Canção do Pescador.
Ele foi um homem que procurava ser íntegro e as pessoas da época o incomodavam. Por uma série de conflitos chegou a perder seu cargo público, devido à mentiras e perseguições. Como era incompreendido pelos padrões da época, foi caluniado secretamente, e sem a oportunidade de se defender, caiu no exílio e foi morar em um local ermo, isolado.
Cansado das pessoas, Qu Yuan resolveu por fim à sua vida e começou lentamente a entrar no Rio Calang.
- Estou farto deste mundo corrupto e complicado! As pessoas não são claras, falam uma coisa e agem de outra maneira. A maioria são pessoas corruptas, nada confiáveis. Os poucos bons ou são inaccessíveis ou incompreensíveis. As pessoas estão todas bêbadas e apenas eu permaneço sóbrio. Me encontro numa terrível solidão onde ninguém me compreende, me valoriza ou vê quem eu sou. Não suporto mais viver a vida nessa terrível frustração!
O pescador olhou com simpatia para ele.
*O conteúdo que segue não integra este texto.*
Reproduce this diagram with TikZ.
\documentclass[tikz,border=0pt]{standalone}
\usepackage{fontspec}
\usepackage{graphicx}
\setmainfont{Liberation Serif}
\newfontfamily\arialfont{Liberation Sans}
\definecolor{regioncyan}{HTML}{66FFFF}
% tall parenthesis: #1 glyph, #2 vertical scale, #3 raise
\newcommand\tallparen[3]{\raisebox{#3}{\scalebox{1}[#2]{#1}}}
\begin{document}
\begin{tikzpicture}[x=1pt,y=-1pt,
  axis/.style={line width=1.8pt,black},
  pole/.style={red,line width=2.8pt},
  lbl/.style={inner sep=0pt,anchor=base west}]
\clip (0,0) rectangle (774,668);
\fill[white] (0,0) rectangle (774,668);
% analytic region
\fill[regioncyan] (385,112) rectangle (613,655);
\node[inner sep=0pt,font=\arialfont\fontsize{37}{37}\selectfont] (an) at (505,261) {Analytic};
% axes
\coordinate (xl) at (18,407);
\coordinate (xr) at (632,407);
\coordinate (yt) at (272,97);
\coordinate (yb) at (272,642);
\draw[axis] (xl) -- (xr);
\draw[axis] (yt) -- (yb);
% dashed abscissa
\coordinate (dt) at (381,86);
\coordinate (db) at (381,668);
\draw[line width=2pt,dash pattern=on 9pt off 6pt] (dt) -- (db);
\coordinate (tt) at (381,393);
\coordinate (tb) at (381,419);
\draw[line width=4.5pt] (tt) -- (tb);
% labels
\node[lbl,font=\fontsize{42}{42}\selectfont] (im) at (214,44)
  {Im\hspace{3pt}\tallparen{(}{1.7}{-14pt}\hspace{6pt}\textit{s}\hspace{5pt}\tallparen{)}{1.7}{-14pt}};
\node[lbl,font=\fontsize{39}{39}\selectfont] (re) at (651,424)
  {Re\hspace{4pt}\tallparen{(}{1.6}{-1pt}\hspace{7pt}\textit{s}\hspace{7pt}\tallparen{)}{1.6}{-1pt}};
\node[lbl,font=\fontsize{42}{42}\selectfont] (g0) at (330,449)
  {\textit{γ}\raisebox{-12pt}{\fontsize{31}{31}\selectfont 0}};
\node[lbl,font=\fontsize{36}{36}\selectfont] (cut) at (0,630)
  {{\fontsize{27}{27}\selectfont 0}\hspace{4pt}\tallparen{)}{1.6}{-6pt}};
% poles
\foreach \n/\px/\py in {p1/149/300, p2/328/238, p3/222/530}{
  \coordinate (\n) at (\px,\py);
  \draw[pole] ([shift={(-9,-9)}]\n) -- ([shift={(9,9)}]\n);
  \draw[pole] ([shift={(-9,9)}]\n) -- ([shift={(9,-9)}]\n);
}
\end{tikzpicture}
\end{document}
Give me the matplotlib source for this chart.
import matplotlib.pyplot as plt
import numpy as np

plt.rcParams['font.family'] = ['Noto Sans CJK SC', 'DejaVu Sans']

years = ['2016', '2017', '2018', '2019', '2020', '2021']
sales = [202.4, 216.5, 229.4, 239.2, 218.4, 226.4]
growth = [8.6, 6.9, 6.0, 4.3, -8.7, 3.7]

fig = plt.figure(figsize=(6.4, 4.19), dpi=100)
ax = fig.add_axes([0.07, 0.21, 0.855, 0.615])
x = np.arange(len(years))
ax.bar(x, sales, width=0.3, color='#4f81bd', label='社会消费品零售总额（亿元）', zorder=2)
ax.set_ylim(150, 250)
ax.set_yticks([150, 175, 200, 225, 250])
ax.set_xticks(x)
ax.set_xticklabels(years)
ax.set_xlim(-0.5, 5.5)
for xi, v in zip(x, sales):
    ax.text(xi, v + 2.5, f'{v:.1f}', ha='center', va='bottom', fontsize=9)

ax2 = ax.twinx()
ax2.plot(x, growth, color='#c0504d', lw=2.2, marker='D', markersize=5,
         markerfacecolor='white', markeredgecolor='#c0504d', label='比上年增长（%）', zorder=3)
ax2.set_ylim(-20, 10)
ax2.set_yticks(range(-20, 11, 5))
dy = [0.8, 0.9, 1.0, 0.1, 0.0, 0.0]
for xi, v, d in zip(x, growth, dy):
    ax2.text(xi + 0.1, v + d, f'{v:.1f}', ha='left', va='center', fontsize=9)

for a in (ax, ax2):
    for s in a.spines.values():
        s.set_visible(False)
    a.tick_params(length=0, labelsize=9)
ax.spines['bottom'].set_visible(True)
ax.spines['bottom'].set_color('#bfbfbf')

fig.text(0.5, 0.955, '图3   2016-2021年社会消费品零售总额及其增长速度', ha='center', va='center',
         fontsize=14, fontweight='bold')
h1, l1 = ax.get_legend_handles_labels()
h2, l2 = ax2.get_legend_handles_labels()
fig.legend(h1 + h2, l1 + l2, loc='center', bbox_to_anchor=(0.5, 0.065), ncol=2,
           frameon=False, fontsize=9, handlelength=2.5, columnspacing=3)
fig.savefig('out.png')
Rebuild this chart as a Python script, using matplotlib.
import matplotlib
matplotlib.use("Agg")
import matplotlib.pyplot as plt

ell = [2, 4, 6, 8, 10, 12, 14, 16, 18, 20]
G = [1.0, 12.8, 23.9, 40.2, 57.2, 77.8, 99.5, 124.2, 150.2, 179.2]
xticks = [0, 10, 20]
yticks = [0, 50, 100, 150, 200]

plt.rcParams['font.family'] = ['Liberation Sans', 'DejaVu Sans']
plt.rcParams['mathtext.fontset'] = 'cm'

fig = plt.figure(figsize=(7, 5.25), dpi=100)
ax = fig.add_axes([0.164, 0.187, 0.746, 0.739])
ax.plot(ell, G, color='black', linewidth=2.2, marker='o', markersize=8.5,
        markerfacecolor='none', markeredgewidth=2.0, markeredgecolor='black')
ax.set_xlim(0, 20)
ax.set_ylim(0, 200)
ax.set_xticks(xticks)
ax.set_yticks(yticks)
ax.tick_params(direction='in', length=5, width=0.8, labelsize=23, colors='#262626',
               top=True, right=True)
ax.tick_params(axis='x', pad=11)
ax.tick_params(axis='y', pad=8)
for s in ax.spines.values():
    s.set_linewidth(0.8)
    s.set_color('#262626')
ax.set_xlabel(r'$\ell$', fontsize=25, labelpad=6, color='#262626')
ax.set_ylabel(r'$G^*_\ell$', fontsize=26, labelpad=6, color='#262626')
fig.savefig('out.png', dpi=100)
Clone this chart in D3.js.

Começou a entoar uma canção, acompanhada pelas batidas do remo e sumiu na neblina sem olhar para trás:
“- Quando as águas do Rio Calang estão límpidas
aproveito e lavo meu gorro...
Quando as águas do Rio Calang estão turvas
Aproveito e tiro a lama dos meus pés...”
....
E como tenho me sentido Qu Yuan neste ultimo Ano!
Vejo o Rio lamacento, sujo, amarelo de limo, sedimentoso, escondendo mistérios ruins e bons... na maioria ruins... sem a possibilidade de ultrapassar esse lamaçal das margens... até sem energia de começar.... poucos momentos de transparência não se sustentam, e estranhamente, se perdem na lama rodopiante, drenando minha confiança no Rio...
Já vi o Rio Calang transparente, límpido, onde podia lavar meus pertences mais preciosos... mergulhar, lavar o rosto e a alma...
Sei que as águas precisam ser um pouco turvas para terem peixes, mas nesse excesso, a vida desaparece, foge, murcha.
Sim... são tempos de águas turvas, talvez seja a melhor hora de olhar pra baixo e lavar o que ainda tenho de lama nos pés.